# Fire Fox 3 easter egg, Welcome Humans!



## Ryanxxxxb (Aug 14, 2004)

IN fire fox 3 type

about:robots

in the address bar.


:up: check it out !!!!


----------



## tomdkat (May 6, 2006)

:up:

Peace...


----------



## lotuseclat79 (Sep 12, 2003)

If you press the Try Again button, it emits the message: Please do not press this button again
which is just begging you to press it again, and if you do ...

-- Tom


----------



## Jarmer (Jun 27, 2008)

ha! that is so cool, it reminds me of the google reader Contra code easter egg.


----------



## Nokios (Jul 10, 2008)

After I click for the 2nd time nothing happens although I stopped my NoScrip add-on..?
Am-I so much protected without me knowing it ?!!


----------



## abloke (Jun 21, 2008)

lol


----------



## ferrija1 (Apr 11, 2006)

> Gort!
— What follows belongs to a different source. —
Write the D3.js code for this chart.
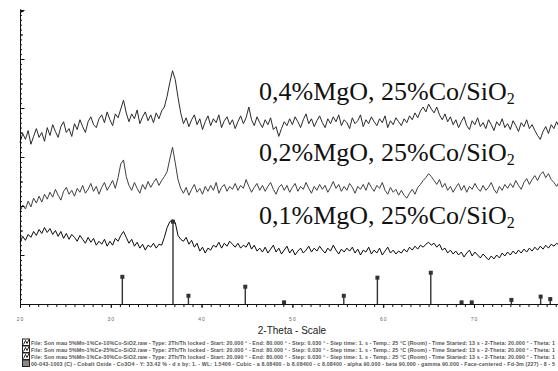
<!DOCTYPE html>
<html>
<head>
<meta charset="utf-8">
<script src="https://cdn.jsdelivr.net/npm/d3@7"></script>
<style>
  body { margin: 0; background: #fff; }
  svg { display: block; }
</style>
</head>
<body>
<svg id="xrd"></svg>
<script>
// 2-theta grid: 20.0 .. 80.0, every 0.3 deg
var twoTheta = d3.range(0, 201).map(function (k) { return 20 + k * 0.3; });

// Lin (Counts)
var mg04 = [
  165, 174, 168, 177, 163, 171, 179, 170, 175, 166,
  180, 172, 183, 176, 170, 181, 186, 175, 179, 171,
  184, 178, 188, 181, 175, 186, 191, 183, 180, 189,
  193, 185, 196, 188, 182, 194, 190, 199, 208, 195,
  186, 194, 189, 198, 184, 191, 196, 187, 193, 185,
  195, 189, 197, 201, 212, 226, 238, 229, 211, 195,
  184, 190, 181, 188, 193, 183, 189, 178, 186, 192,
  182, 189, 185, 193, 180, 187, 191, 183, 188, 179,
  186, 192, 184, 190, 201, 188, 182, 191, 185, 180,
  188, 183, 190, 178, 181, 171, 179, 186, 182, 189,
  183, 191, 186, 180, 188, 194, 184, 189, 181, 187,
  192, 185, 180, 189, 184, 191, 186, 193, 182, 188,
  185, 179, 190, 184, 187, 193, 181, 188, 184, 191,
  186, 182, 189, 185, 192, 180, 187, 183, 190, 186,
  182, 189, 185, 192, 188, 195, 190, 197, 201, 196,
  204, 199, 195, 201, 193, 188, 194, 186, 191, 183,
  188, 180, 186, 191, 182, 178, 187, 183, 190, 181,
  185, 179, 188, 183, 177, 186, 182, 189, 180, 184,
  178, 187, 182, 176, 185, 181, 188, 179, 183, 177,
  172, 168, 176, 181, 174, 183, 179, 186, 180, 176, 183
];
var mg02 = [
  94, 101, 97, 105, 99, 108, 103, 110, 104, 112,
  107, 114, 109, 117, 111, 106, 115, 119, 112, 116,
  110, 118, 114, 121, 113, 117, 123, 115, 120, 112,
  119, 124, 116, 121, 126, 118, 129, 143, 147, 130,
  121, 116, 124, 118, 113, 122, 117, 125, 119, 124,
  128, 121, 126, 130, 135, 148, 160, 144, 127, 118,
  113, 119, 111, 117, 122, 114, 118, 112, 120, 115,
  121, 116, 124, 113, 119, 122, 115, 120, 117, 123,
  116, 121, 118, 127, 120, 114, 119, 123, 116, 121,
  115, 120, 124, 117, 112, 119, 122, 116, 121, 114,
  119, 123, 115, 120, 117, 124, 118, 113, 120, 116,
  122, 117, 121, 114, 119, 125, 118, 122, 115, 120,
  116, 123, 119, 113, 120, 117, 122, 116, 124, 119,
  115, 121, 118, 124, 116, 112, 119, 114, 117, 111,
  116, 111, 108, 113, 117, 112, 119, 122, 126, 129,
  133, 130, 126, 122, 127, 119, 123, 116, 120, 114,
  119, 123, 116, 121, 114, 120, 117, 123, 118, 115,
  121, 116, 119, 124, 117, 113, 120, 116, 122, 118,
  123, 119, 126, 121, 117, 124, 128, 122, 127, 131,
  126, 132, 135, 129, 133, 127, 124, 120, 125, 118, 122
];
var mg01 = [
  63, 69, 65, 71, 68, 74, 70, 76, 72, 78,
  73, 77, 71, 75, 69, 74, 67, 72, 66, 71,
  68, 64, 70, 66, 62, 68, 63, 67, 60, 64,
  61, 66, 59, 64, 60, 67, 64, 70, 74, 68,
  62, 66, 59, 63, 57, 61, 55, 60, 58, 62,
  57, 61, 60, 68, 78, 84, 86, 83, 70, 66,
  64, 68, 61, 65, 58, 62, 54, 58, 52, 57,
  55, 60, 58, 63, 57, 62, 59, 64, 61, 58,
  62, 57, 60, 58, 63, 56, 60, 54, 57, 53,
  58, 52, 56, 60, 53, 57, 51, 55, 59, 52,
  56, 50, 54, 57, 52, 55, 59, 53, 57, 54,
  59, 55, 52, 57, 54, 60, 55, 51, 56, 53,
  57, 54, 58, 52, 56, 50, 55, 53, 58, 51,
  55, 52, 57, 50, 54, 58, 52, 55, 51, 54,
  52, 56, 53, 58, 55, 59, 56, 60, 58, 61,
  63, 60, 62, 58, 61, 55, 57, 52, 55, 51,
  54, 50, 53, 48, 52, 55, 49, 53, 50, 47,
  51, 48, 45, 49, 46, 50, 47, 52, 49, 53,
  50, 54, 51, 55, 52, 56, 53, 57, 54, 58,
  55, 59, 56, 60, 57, 61, 59, 62, 60, 63, 61
];

// Co3O4 00-043-1003 stick pattern
var stickPos = [31.27, 36.85, 38.55, 44.81, 49.08, 55.66, 59.36, 65.24, 68.63, 69.75, 74.12, 77.34, 78.40];
var stickInt = [33, 100, 10, 21, 2, 10, 32, 38, 2, 2, 5, 9, 6];
var stickMax = 84;

var traceLabels = ["0,4%MgO, 25%Co/SiO", "0,2%MgO, 25%Co/SiO", "0,1%MgO, 25%Co/SiO"];
var xTicks = [20, 30, 40, 50, 60, 70];
var legendLines = [
  "File: Son mau 5%Mn-1%Ce-10%Co-SiO2.raw - Type: 2Th/Th locked - Start: 20.000 \u00b0 - End: 80.000 \u00b0 - Step: 0.030 \u00b0 - Step time: 1. s - Temp.: 25 \u00b0C (Room) - Time Started: 13 s - 2-Theta: 20.000 \u00b0 - Theta: 1",
  "File: Son mau 5%Mn-1%Ce-25%Co-SiO2.raw - Type: 2Th/Th locked - Start: 20.000 \u00b0 - End: 80.000 \u00b0 - Step: 0.030 \u00b0 - Step time: 1. s - Temp.: 25 \u00b0C (Room) - Time Started: 13 s - 2-Theta: 20.000 \u00b0 - Theta: 1",
  "File: Son mau 5%Mn-1%Ce-30%Co-SiO2.raw - Type: 2Th/Th locked - Start: 20.090 \u00b0 - End: 80.000 \u00b0 - Step: 0.030 \u00b0 - Step time: 1. s - Temp.: 25 \u00b0C (Room) - Time Started: 13 s - 2-Theta: 20.090 \u00b0 - Theta: 1",
  "00-043-1003 (C) - Cobalt Oxide - Co3O4 - Y: 33.42 % - d x by: 1. - WL: 1.5406 - Cubic - a 8.08400 - b 8.08400 - c 8.08400 - alpha 90.000 - beta 90.000 - gamma 90.000 - Face-centered - Fd-3m (227) - 8 - 5"
];

var W = 558, H = 371;
var svg = d3.select("#xrd").attr("width", W).attr("height", H);

var x = d3.scaleLinear().domain([20, 80]).range([20, 564.8]);
var y = d3.scaleLinear().domain([0, 300]).range([304, 10]);

// traces
var series = [
  { vals: mg04, color: "#2a2a2a" },
  { vals: mg02, color: "#404040" },
  { vals: mg01, color: "#0a0a0a" }
];
var line = d3.line()
  .defined(function (d) { return d[1] != null; })
  .x(function (d) { return x(d[0]); })
  .y(function (d) { return y(d[1]); });

series.forEach(function (s) {
  svg.append("path")
    .datum(twoTheta.map(function (t, i) { return [t, s.vals[i]]; }))
    .attr("fill", "none")
    .attr("stroke", s.color)
    .attr("stroke-width", 1)
    .attr("stroke-linejoin", "round")
    .attr("d", line);
});

// reference sticks
var sticks = svg.append("g");
stickPos.forEach(function (p, i) {
  var top = y(stickInt[i] * stickMax / 100);
  sticks.append("line")
    .attr("x1", x(p)).attr("x2", x(p))
    .attr("y1", y(0)).attr("y2", top)
    .attr("stroke", "#333").attr("stroke-width", 1.4);
  sticks.append("rect")
    .attr("x", x(p) - 2).attr("y", top - 2)
    .attr("width", 4).attr("height", 4)
    .attr("fill", "#333");
});

// y axis (no labels, ticks inside)
function yAxisTicks(vals, size) {
  var g = svg.append("g").attr("transform", "translate(" + x(20) + ",0)");
  d3.axisRight(y).tickValues(vals).tickSize(size).tickSizeOuter(0).tickFormat("")(g);
  g.selectAll("line").attr("stroke", "#111");
  g.select(".domain").attr("stroke", "#111");
}
yAxisTicks(d3.range(0, 301, 5), 2);
yAxisTicks(d3.range(25, 300, 50), 3);
yAxisTicks(d3.range(0, 301, 50), 4.5);
svg.append("path")
  .attr("d", "M" + x(20) + "," + (y(300) - 1) + "l4,2.5l-4,1.5z")
  .attr("fill", "#111");

// x axis
var xMinorG = svg.append("g").attr("transform", "translate(0," + y(0) + ")");
d3.axisBottom(x).tickValues(d3.range(20, 81, 1)).tickSize(3).tickSizeOuter(0).tickFormat("")(xMinorG);
xMinorG.selectAll("line").attr("stroke", "#111");
xMinorG.select(".domain").attr("stroke", "#111");

var xMajorG = svg.append("g").attr("transform", "translate(0," + y(0) + ")");
d3.axisBottom(x).tickValues(xTicks).tickSize(4).tickSizeOuter(0).tickPadding(9)(xMajorG);
xMajorG.select(".domain").remove();
xMajorG.selectAll("line").attr("stroke", "#111");
xMajorG.selectAll("text")
  .attr("fill", "#666")
  .style("font-family", "Arial, 'Liberation Sans', sans-serif")
  .style("font-size", "5px")
  .style("letter-spacing", "1px");

svg.append("text")
  .attr("x", 292).attr("y", 334)
  .attr("text-anchor", "middle")
  .style("font-family", "Arial, 'Liberation Sans', sans-serif")
  .style("font-size", "10px")
  .attr("fill", "#222")
  .text("2-Theta - Scale");

// trace labels
var labelBase = [100, 161, 224];
traceLabels.forEach(function (t, i) {
  var tx = svg.append("text")
    .attr("x", 259).attr("y", labelBase[i])
    .style("font-family", "'Liberation Serif', 'Times New Roman', serif")
    .style("font-size", "26px")
    .attr("fill", "#111");
  tx.append("tspan").text(t);
  tx.append("tspan").attr("dy", 3.5).style("font-size", "16px").text("2");
});

// file legend at the bottom
legendLines.forEach(function (t, i) {
  var ly = 345 + i * 7;
  svg.append("rect")
    .attr("x", 22.5).attr("y", ly - 6).attr("width", 7).attr("height", 6.5)
    .attr("fill", i < 3 ? "#fff" : "#888")
    .attr("stroke", "#222").attr("stroke-width", 1);
  if (i < 3) {
    svg.append("path")
      .attr("d", "M" + 23.5 + "," + (ly - 0.5) + "l2,-4l1.5,3l2,-4")
      .attr("fill", "none").attr("stroke", "#222").attr("stroke-width", 1);
  }
  svg.append("text")
    .attr("x", 31).attr("y", ly)
    .attr("textLength", 524)
    .attr("lengthAdjust", "spacing")
    .style("font-family", "Arial, 'Liberation Sans', sans-serif")
    .style("font-size", "5.3px")
    .style("font-weight", "bold")
    .attr("fill", "#555")
    .text(t);
});
</script>
</body>
</html>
Klaatu barada nikto!


????


----------



## B336700 (Jul 10, 2007)

says it's not valid on mine...


----------



## TechGuy (Feb 12, 1999)

When I click on it the second time, the button disappears. I think that's all it's supposed to do.

Cute easter egg.


----------



## citygirlinoz (Oct 15, 2007)

That's pretty cute lol, my son loved it.


----------



## mickaldinho (Jul 28, 2008)

Thats cool nice find


----------



## Naeo (Aug 3, 2008)

"Gort! Klaatu barada nikto!"

I lol'd so hard.


----------